Deepak Jain deepak at
Thu Jul 23 18:56:36 UTC 2009

> in the case of intervening entities, it is true that they have no link
> to
> the sender or receiver.  my packets from office to home can traverse at
> 3
> or more networks that are not paid by me, or my company.
> they likely have contracts or obligations with their immediate
> neighbours,
> which is basically why the system continues to work.

I'm not sure if this is the benefit for the lurkers or the old guys, or will eventually get recycled in the press and give me a headache, but here goes. 

I think what people seem to keep skipping over is the concept that packets generated from "A" go to ISP "B" who has relationship with C... to pass packets to "Z". From the point of view of "C" all packets from "B" (including "A") are just "B"'s traffic. It's not as simple as I have an agreement with my neighbor and we pass slop around. 

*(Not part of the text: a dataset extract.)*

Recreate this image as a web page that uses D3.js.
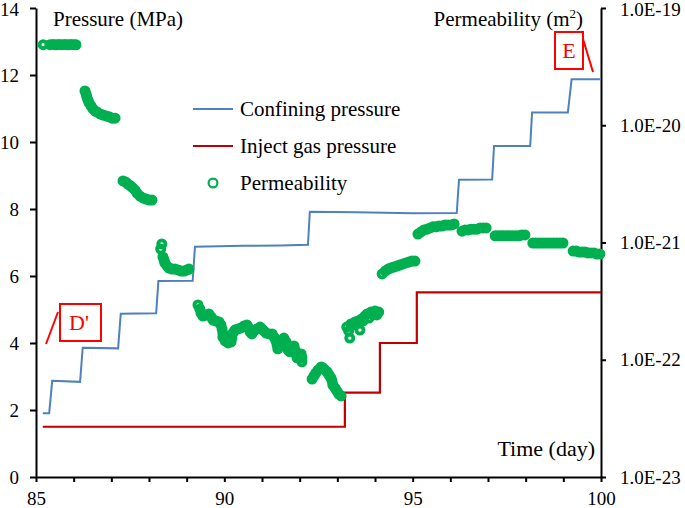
<!DOCTYPE html>
<html><head><meta charset="utf-8">
<script src="https://cdn.jsdelivr.net/npm/d3@7"></script>
<style>body{margin:0;background:#fff} svg{display:block} text{font-family:"Liberation Serif","Times New Roman",serif;fill:#000}</style>
</head><body><svg id="c" width="685" height="508"></svg>
<script>
// ---------------- data ----------------
const pressureTicks = [0, 2, 4, 6, 8, 10, 12, 14];
const dayTicks = [85, 86, 87, 88, 89, 90, 91, 92, 93, 94, 95, 96, 97, 98, 99, 100];
const dayLabels = [85, 90, 95, 100];
const permTicks = [1e-23, 1e-22, 1e-21, 1e-20, 1e-19];

// Confining pressure (MPa) vs time (day)
const confiningDays = [85.18, 85.35, 85.43, 86.17, 86.24, 87.18, 87.25, 88.19, 88.25, 89.16, 89.22, 90.5, 91.5, 92.22, 92.27, 93.5, 95.0, 96.17, 96.23, 97.11, 97.16, 98.12, 98.17, 99.12, 99.22, 100.0];
const confiningMPa  = [1.90, 1.90, 2.87, 2.84, 3.86, 3.84, 4.87, 4.89, 5.85, 5.86, 6.87, 6.90, 6.91, 6.93, 7.92, 7.90, 7.87, 7.88, 8.87, 8.88, 9.88, 9.88, 10.88, 10.88, 11.87, 11.87];

// Inject gas pressure (MPa), stepwise
const gasDays = [85.18, 93.2, 94.13, 95.11, 100.0];
const gasMPa  = [1.50, 2.52, 4.00, 5.51, 5.51];

// Permeability [day, value in 1e-21 m^2]
const permeability = [
  [85.19,48.7],
  [85.37,48.7],[85.45,48.9],[85.53,48.6],[85.61,48.8],[85.69,48.7],[85.77,48.9],[85.85,48.6],[85.93,48.8],[86.01,48.7],[86.06,48.6],
  [86.30,19.6],[86.33,18.5],[86.35,17.4],[86.38,16.4],[86.41,15.5],[86.46,14.6],[86.51,13.8],[86.57,13.2],[86.62,13.0],[86.70,12.5],[86.78,12.2],[86.86,12.0],[86.94,11.8],[87.02,11.5],[87.10,11.5],
  [87.31,3.35],[87.38,3.28],[87.44,3.15],[87.50,3.06],[87.56,2.94],[87.63,2.80],[87.68,2.64],[87.76,2.49],[87.84,2.40],[87.92,2.35],[88.00,2.30],[88.08,2.30],
  [88.34,0.971],[88.31,0.880],
  [88.37,0.752],[88.40,0.709],[88.42,0.669],[88.48,0.630],[88.53,0.606],[88.61,0.594],[88.69,0.594],[88.77,0.583],[88.85,0.571],[88.93,0.571],[89.01,0.583],[89.06,0.594],
  [89.30,0.293],[89.35,0.271],[89.38,0.250],[89.43,0.236],[89.51,0.241],[89.59,0.246],[89.65,0.232],[89.70,0.218],[89.78,0.214],[89.86,0.210],[89.91,0.198],[89.94,0.183],[89.96,0.169],[89.96,0.156],[90.02,0.145],[90.10,0.139],[90.18,0.142],[90.20,0.153],[90.23,0.169],[90.28,0.179],[90.36,0.183],[90.44,0.187],[90.52,0.194],[90.60,0.198],[90.65,0.187],[90.68,0.173],[90.73,0.166],[90.79,0.176],[90.87,0.183],[90.95,0.190],[91.00,0.183],[91.05,0.176],[91.11,0.169],[91.19,0.166],[91.27,0.166],[91.32,0.156],[91.37,0.145],[91.40,0.134],[91.42,0.124],[91.48,0.131],[91.53,0.145],[91.58,0.153],[91.64,0.142],[91.66,0.131],[91.69,0.121],[91.74,0.117],[91.80,0.126],[91.85,0.131],[91.88,0.121],[91.90,0.112],[91.93,0.104],[91.98,0.108],[92.04,0.112],[92.06,0.104],[92.06,0.096],
  [92.33,0.0685],[92.38,0.0727],[92.43,0.0771],[92.49,0.0818],[92.57,0.0868],[92.62,0.0851],[92.67,0.0818],[92.73,0.0786],[92.78,0.0741],[92.83,0.0699],[92.86,0.0659],[92.88,0.0609],[92.94,0.0574],[92.99,0.0541],[93.04,0.0510],[93.10,0.0491],
  [93.25,0.190],[93.30,0.176],[93.33,0.153],[93.36,0.202],[93.42,0.198],[93.47,0.210],[93.60,0.179],[93.55,0.214],[93.63,0.221],[93.68,0.214],[93.73,0.236],[93.79,0.246],[93.84,0.227],[93.89,0.255],[93.95,0.241],[94.00,0.260],[94.05,0.241],[94.10,0.255],
  [94.19,0.539],[94.27,0.571],[94.35,0.594],[94.42,0.606],[94.50,0.618],[94.58,0.630],[94.66,0.643],[94.74,0.656],[94.82,0.669],[94.90,0.682],[94.98,0.695],[95.06,0.695],
  [95.14,1.18],[95.22,1.23],[95.30,1.28],[95.38,1.30],[95.46,1.33],[95.54,1.36],[95.62,1.36],[95.70,1.38],[95.78,1.38],[95.86,1.41],[95.94,1.41],[96.02,1.41],[96.10,1.44],
  [96.31,1.25],[96.39,1.28],[96.47,1.28],[96.55,1.30],[96.63,1.30],[96.71,1.30],[96.79,1.33],[96.87,1.33],[96.95,1.33],
  [97.19,1.14],[97.27,1.14],[97.35,1.14],[97.42,1.14],[97.50,1.14],[97.58,1.14],[97.66,1.14],[97.74,1.14],[97.82,1.14],[97.90,1.16],[97.98,1.16],
  [98.19,0.99],[98.27,0.99],[98.35,0.99],[98.43,0.99],[98.51,0.99],[98.59,0.99],[98.67,0.99],[98.75,0.99],[98.83,0.99],[98.91,0.99],[98.99,0.99],
  [99.26,0.846],[99.34,0.846],[99.42,0.830],[99.50,0.830],[99.58,0.830],[99.65,0.814],[99.73,0.814],[99.81,0.814],[99.89,0.798],[99.97,0.798]
];

// ---------------- drawing ----------------
const svg = d3.select("#c");
const blue = "#4f81bd", dred = "#c00000", green = "#00b050", red = "#ff0000";
const x = d3.scaleLinear([85, 100], [36, 601]);
const y = d3.scaleLinear([0, 14], [477, 8]);
const y2 = d3.scaleLog([1e-23, 1e-19], [477, 8]);

function styleAxis(g, size) {
  g.select(".domain").attr("stroke", "#000").attr("stroke-width", 2);
  g.selectAll(".tick line").attr("stroke", "#000").attr("stroke-width", 2);
  g.selectAll(".tick text").attr("font-size", size).attr("font-family", "Liberation Serif").attr("fill", "#000");
}

svg.append("g").attr("transform", "translate(36,0)")
  .call(d3.axisLeft(y).tickValues(pressureTicks).tickSize(6).tickSizeOuter(0).tickPadding(11))
  .call(g => styleAxis(g, 19))
  .call(g => g.selectAll(".tick text").attr("dy", d => d === 14 ? "0.40em" : "0.32em"));

svg.append("g").attr("transform", "translate(0,477)")
  .call(d3.axisBottom(x).tickValues(dayTicks).tickSize(5).tickSizeOuter(0).tickPadding(10)
    .tickFormat(d => dayLabels.includes(d) ? d : ""))
  .call(g => styleAxis(g, 19));

svg.append("g").attr("transform", "translate(601,0)")
  .call(d3.axisRight(y2).tickValues(permTicks).tickSize(5).tickSizeOuter(0).tickPadding(14)
    .tickFormat(d => "1.0E" + Math.round(Math.log10(d))))
  .call(g => styleAxis(g, 19))
  .call(g => g.selectAll(".tick text").attr("dy", d => d === 1e-19 ? "0.40em" : "0.32em"));

// lines
const confData = confiningDays.map((d, i) => [d, confiningMPa[i]]);
svg.append("path").datum(confData)
  .attr("d", d3.line().x(d => x(d[0])).y(d => y(d[1])))
  .attr("fill", "none").attr("stroke", blue).attr("stroke-width", 2);

const gasData = gasDays.map((d, i) => [d, gasMPa[i]]);
svg.append("path").datum(gasData)
  .attr("d", d3.line().curve(d3.curveStepAfter).x(d => x(d[0])).y(d => y(d[1])))
  .attr("fill", "none").attr("stroke", dred).attr("stroke-width", 2.2);

// permeability markers
svg.append("g").selectAll("circle").data(permeability).join("circle")
  .attr("cx", d => x(d[0])).attr("cy", d => y2(d[1] * 1e-21)).attr("r", 3.6)
  .attr("fill", "none").attr("stroke", green).attr("stroke-width", 3.8);

// axis titles
svg.append("text").attr("x", 53).attr("y", 26).attr("font-size", 21).text("Pressure (MPa)");
const pt = svg.append("text").attr("x", 583).attr("y", 26).attr("font-size", 21).attr("text-anchor", "end");
pt.append("tspan").text("Permeability (m");
pt.append("tspan").attr("font-size", 13).attr("dy", -8).text("2");
pt.append("tspan").attr("dy", 8).text(")");
svg.append("text").attr("x", 595).attr("y", 456).attr("font-size", 22).attr("text-anchor", "end").text("Time (day)");

// legend
const leg = svg.append("g");
leg.append("line").attr("x1", 193).attr("x2", 233).attr("y1", 109).attr("y2", 109).attr("stroke", blue).attr("stroke-width", 2);
leg.append("text").attr("x", 240).attr("y", 109).attr("dy", "0.33em").attr("font-size", 21).text("Confining pressure");
leg.append("line").attr("x1", 193).attr("x2", 233).attr("y1", 146).attr("y2", 146).attr("stroke", dred).attr("stroke-width", 2.2);
leg.append("text").attr("x", 240).attr("y", 146).attr("dy", "0.33em").attr("font-size", 21).text("Inject gas pressure");
leg.append("circle").attr("cx", 213).attr("cy", 183).attr("r", 4.4).attr("fill", "none").attr("stroke", green).attr("stroke-width", 2.2);
leg.append("text").attr("x", 240).attr("y", 183).attr("dy", "0.33em").attr("font-size", 21).text("Permeability");

// annotations
svg.append("rect").attr("x", 60).attr("y", 304).attr("width", 41).attr("height", 37).attr("fill", "none").attr("stroke", red).attr("stroke-width", 2);
svg.append("text").attr("x", 79).attr("y", 330).attr("text-anchor", "middle").attr("font-size", 22).style("fill", red).text("D'");
svg.append("line").attr("x1", 46).attr("y1", 344).attr("x2", 58).attr("y2", 312).attr("stroke", red).attr("stroke-width", 2);

svg.append("rect").attr("x", 555).attr("y", 32).attr("width", 28).attr("height", 37).attr("fill", "none").attr("stroke", red).attr("stroke-width", 2);
svg.append("text").attr("x", 569).attr("y", 58).attr("text-anchor", "middle").attr("font-size", 22).style("fill", red).text("E");
svg.append("line").attr("x1", 583).attr("y1", 39).attr("x2", 593).attr("y2", 72).attr("stroke", red).attr("stroke-width", 2);
</script></body></html>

If I am "C", whatever my neighbor is moving is essentially of equal value in my agreement with my neighbor (until one of us chooses to renegotiate it: i.e. peering dispute, whatever). No matter which "A" is sending it to "B".  I don't *really* get the option to pick and choose on a per packet basis.

In the case of three intervening networks, each is aggregating their customers' traffic and passing the relevant portions to the neighboring network (presumably for *their* aggregated customers' traffic). 

This is, in some ways, fundamentally different than the US highway system, where if I'm driving a truck between one state and another, the next state (even though they have interconnection agreements) can set different rules on me than the state I just left. I know this happens with (for example) Michigan and its neighbors. 

In the Internet context, my neighbor is responsible to abide by our agreement and prevent the traffic coming over to me from violating that agreement and I am allowed to police and enforce that border any way I want. 

What this means is that if "A" is affected by something, from my perspective as "C", "B" is absolutely authoritative for the discussion about "A"'s traffic and what to do with it. (No matter how many "B"'s A has contracted with, B and C do not have to ask A for permission for ways/means/methods to move packets). We can agree to drop it on the floor, give it priority or special treatment or generally just ignore it and let the packets pass the way they will. 

This how the so-called community "volunteers" have so much ability to affect and improve the system. Everyone operates in their own fiefdom owing little allegiance (other than those of commerce and equity) to its neighbors. I may charge a tariff to enter my fiefdom, but once packets enter my fiefdom, they are my packets. I protect them, and try to speed them on their way without impediment and I negotiate with others on their behalf to improve their happiness.

And continuing the micro-economics analogy... this is why periodic wars break out between larger fiefdoms and there is little way to influence them to play for the "good" of the system. The only way to influence them is for their own good.


P.S. I've been scratching my head and wondering what this TED thing is all about, it seems like a big cheerleading thing..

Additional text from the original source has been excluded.